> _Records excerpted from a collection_
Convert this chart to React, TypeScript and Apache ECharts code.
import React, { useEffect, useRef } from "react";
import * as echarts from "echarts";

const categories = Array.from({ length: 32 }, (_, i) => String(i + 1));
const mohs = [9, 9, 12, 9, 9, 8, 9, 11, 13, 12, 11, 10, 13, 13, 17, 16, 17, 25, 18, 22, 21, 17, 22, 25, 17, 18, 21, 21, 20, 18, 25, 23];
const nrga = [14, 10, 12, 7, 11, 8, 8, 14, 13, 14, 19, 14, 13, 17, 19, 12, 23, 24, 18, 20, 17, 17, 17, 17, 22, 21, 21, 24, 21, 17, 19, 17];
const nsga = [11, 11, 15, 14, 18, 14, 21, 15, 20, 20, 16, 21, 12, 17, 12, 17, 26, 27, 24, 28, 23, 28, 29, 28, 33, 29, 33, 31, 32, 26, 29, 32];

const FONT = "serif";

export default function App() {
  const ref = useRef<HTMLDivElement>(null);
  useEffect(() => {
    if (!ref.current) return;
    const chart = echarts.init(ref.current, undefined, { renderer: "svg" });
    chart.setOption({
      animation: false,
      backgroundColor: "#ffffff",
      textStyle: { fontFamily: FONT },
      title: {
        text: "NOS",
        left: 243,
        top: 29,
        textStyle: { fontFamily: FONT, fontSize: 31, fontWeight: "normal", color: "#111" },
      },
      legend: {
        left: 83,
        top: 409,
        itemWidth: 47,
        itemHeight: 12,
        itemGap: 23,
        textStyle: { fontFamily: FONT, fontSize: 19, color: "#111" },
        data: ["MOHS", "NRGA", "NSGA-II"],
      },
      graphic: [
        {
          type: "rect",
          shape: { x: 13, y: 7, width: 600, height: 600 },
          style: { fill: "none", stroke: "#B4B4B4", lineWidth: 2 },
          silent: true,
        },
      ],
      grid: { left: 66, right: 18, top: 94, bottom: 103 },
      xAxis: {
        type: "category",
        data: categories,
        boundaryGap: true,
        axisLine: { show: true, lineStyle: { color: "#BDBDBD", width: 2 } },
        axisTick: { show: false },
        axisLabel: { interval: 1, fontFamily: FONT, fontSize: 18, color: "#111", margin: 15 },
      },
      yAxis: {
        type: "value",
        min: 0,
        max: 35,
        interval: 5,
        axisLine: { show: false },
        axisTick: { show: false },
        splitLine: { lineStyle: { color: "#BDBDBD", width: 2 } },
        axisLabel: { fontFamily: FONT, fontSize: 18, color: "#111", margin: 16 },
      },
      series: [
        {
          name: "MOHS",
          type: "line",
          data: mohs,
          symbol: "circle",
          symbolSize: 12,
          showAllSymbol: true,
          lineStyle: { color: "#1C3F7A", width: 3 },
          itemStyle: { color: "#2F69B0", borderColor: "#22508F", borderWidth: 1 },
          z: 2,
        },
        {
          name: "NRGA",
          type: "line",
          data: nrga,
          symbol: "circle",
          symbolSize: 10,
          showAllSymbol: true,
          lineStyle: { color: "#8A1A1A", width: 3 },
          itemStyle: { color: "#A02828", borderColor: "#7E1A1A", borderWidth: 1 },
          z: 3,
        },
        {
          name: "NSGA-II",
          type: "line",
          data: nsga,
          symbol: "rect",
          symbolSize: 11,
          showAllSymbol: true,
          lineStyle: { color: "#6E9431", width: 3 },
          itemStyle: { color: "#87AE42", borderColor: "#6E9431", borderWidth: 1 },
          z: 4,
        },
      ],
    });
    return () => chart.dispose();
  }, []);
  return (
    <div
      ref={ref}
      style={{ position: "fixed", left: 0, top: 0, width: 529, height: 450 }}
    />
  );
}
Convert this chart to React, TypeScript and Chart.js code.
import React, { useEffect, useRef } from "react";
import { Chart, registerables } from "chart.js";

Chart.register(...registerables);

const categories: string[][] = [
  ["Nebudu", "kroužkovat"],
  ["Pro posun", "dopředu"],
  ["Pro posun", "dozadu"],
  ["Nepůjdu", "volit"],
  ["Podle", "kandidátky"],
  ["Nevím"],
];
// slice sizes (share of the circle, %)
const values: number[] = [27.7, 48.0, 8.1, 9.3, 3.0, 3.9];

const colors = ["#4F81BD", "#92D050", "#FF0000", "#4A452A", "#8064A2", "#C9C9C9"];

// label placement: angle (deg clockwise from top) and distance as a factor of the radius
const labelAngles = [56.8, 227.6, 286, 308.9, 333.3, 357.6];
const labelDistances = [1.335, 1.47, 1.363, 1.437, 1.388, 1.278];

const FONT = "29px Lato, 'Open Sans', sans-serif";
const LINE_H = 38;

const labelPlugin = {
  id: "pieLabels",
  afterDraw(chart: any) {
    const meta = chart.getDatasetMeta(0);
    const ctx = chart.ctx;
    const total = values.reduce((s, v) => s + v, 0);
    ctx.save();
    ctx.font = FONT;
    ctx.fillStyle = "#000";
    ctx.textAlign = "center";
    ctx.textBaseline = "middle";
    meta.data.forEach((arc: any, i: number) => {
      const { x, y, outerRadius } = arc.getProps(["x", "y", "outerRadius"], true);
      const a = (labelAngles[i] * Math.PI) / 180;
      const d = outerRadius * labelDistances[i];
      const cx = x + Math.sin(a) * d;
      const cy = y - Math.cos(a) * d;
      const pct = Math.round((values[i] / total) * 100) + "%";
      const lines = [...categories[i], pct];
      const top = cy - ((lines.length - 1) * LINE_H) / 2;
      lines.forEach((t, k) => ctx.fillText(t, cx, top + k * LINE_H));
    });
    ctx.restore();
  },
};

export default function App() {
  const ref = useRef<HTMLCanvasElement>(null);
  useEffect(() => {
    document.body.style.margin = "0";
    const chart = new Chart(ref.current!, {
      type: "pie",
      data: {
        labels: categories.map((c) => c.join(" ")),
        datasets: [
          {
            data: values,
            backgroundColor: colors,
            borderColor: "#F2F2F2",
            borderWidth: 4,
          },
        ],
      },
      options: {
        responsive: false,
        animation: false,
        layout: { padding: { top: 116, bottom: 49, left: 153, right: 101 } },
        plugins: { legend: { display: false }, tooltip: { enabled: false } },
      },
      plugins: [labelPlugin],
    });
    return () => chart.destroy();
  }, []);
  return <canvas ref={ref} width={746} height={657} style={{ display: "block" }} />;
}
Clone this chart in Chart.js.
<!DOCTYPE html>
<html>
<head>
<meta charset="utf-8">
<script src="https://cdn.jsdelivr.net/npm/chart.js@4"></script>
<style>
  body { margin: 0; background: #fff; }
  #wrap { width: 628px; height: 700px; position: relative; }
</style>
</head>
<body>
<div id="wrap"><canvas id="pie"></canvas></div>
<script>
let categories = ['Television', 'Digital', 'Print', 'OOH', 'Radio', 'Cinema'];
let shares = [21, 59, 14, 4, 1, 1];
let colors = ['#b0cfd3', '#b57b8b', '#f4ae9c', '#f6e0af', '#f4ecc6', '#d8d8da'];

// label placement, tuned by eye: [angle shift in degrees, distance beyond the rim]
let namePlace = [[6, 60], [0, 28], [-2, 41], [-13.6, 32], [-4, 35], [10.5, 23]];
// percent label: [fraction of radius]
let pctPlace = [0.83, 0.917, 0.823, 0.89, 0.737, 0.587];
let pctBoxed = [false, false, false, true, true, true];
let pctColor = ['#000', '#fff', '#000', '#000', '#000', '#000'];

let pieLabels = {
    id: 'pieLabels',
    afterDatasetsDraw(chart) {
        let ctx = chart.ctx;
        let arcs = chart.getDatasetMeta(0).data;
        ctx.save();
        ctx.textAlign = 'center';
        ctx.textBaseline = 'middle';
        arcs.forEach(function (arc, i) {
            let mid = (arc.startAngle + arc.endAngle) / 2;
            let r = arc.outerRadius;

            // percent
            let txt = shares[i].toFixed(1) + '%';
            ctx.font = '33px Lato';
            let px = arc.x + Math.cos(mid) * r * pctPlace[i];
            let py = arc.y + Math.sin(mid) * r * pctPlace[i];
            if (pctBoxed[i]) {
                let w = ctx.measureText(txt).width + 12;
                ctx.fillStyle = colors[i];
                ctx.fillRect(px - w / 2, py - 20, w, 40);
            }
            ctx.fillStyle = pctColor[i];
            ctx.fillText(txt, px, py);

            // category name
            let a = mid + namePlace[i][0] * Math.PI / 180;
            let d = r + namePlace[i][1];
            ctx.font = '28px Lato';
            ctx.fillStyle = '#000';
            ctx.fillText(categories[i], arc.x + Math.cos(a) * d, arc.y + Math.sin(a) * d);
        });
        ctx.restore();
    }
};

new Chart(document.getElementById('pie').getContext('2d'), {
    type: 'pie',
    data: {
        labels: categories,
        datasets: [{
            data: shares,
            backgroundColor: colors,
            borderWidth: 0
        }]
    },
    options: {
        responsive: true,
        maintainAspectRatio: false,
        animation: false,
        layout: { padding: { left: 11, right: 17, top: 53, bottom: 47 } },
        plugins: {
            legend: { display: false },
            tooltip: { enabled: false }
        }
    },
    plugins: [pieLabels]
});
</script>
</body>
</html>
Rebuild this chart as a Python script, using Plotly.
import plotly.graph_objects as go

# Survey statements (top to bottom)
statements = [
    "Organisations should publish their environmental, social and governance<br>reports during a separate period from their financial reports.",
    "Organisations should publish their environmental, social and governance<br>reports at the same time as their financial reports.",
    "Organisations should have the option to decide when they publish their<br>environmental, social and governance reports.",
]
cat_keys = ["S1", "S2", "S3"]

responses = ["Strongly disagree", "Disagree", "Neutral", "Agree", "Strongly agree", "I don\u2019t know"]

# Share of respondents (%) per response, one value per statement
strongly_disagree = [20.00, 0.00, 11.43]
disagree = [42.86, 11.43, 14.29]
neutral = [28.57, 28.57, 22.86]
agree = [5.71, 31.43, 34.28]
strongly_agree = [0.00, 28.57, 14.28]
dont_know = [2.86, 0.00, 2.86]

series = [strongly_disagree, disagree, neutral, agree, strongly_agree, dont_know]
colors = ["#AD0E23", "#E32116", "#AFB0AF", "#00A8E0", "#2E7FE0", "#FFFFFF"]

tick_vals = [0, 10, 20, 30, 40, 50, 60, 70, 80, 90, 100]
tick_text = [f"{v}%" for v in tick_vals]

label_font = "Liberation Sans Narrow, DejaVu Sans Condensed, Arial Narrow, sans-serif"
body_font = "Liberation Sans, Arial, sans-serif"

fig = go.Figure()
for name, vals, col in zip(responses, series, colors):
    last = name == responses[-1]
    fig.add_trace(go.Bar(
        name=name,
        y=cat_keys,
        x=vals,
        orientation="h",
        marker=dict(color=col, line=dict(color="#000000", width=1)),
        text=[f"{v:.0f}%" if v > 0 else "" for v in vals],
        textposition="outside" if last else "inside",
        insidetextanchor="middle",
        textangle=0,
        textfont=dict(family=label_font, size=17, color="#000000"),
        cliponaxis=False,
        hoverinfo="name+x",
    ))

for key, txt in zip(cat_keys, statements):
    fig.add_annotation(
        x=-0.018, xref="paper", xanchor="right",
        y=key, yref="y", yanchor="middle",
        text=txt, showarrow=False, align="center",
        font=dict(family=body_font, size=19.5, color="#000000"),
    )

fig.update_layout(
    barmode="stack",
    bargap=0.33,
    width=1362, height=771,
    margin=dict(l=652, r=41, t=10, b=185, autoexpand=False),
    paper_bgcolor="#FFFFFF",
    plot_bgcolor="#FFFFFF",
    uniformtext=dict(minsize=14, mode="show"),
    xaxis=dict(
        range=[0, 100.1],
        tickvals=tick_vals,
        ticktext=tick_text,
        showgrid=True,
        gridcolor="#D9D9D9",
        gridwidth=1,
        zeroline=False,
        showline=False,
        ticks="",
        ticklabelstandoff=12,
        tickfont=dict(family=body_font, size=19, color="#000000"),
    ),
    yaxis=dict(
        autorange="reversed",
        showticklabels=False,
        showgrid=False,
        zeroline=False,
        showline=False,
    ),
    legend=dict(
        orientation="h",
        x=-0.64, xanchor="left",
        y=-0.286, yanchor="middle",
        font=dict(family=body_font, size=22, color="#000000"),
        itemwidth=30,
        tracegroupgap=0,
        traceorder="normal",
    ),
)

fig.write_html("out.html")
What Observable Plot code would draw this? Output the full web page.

> _Aim_
Print exactly the lines above from the one with "Rebuild this chart" to the one with "import plotly.graph_objects as go", including both.

> _Result of the task_
Rebuild this chart as a Python script, using Plotly.
import plotly.graph_objects as go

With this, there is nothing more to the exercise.